Using its own methodology, True the Vote concluded that more than 63,000 signatures were ineligible. It also identified 2,590 names that were “potentially false” based on a predetermined list of names the group believed would be used fraudulently on the petition. Organizers declined to share this list with state officials.

The Wisconsin Government Accountability Board, a non-partisan state regulatory agency consisting of six former state judge appointees, later discounted much of the group’s findings and methodology, concluding they were “significantly less accurate, complete, and reliable than the review and analysis completed by the G.A.B.” and that they “would not have survived legal challenge.”

True the Vote’s Lawsuits

Earlier this year, True the Vote teamed up with Judicial Watch to sue elections officials in Ohio and Indiana for their alleged failure to clean up their voter rolls.

In June, the group filed a motion for intervention in a lawsuit brought by the Department of Justice to halt the Florida voter purge.
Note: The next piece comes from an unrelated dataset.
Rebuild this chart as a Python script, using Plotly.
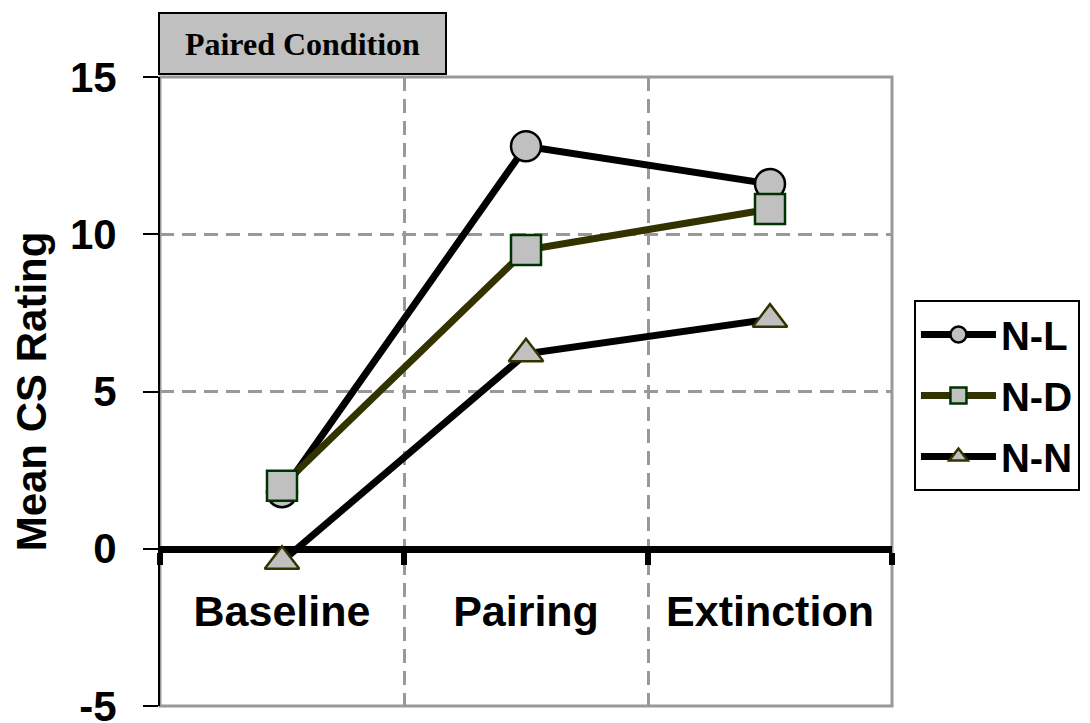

Should the purge stop, the group argued, “registered voter members may have their votes cancelled out or diluted by unlawful ballots cast in the names of unlawfully present aliens.”

Florida elections officials originally identified up to 2,600 non-citizens registered to vote in the state. But it turns out the number was actually a lot smaller. Recently, the state reached a partial agreement with voting rights groups, agreeing to notify these flagged voters that they’ll remain eligible to vote in November.

2010 election controversy

In 2010, the Department of Justice launched a probe of alleged voter intimidation efforts by True the Vote poll watchers during the midterm elections in districts near Houston.

That year, a national voter hotline received more than 200 calls alleging voter intimidation – as well as other election snafus – from several states, Texas included. It’s unclear to what extent True the Vote was responsible for those complaints.

The Justice Department investigation didn’t proceed any further. True the Vote didn’t respond to our questions about the episode.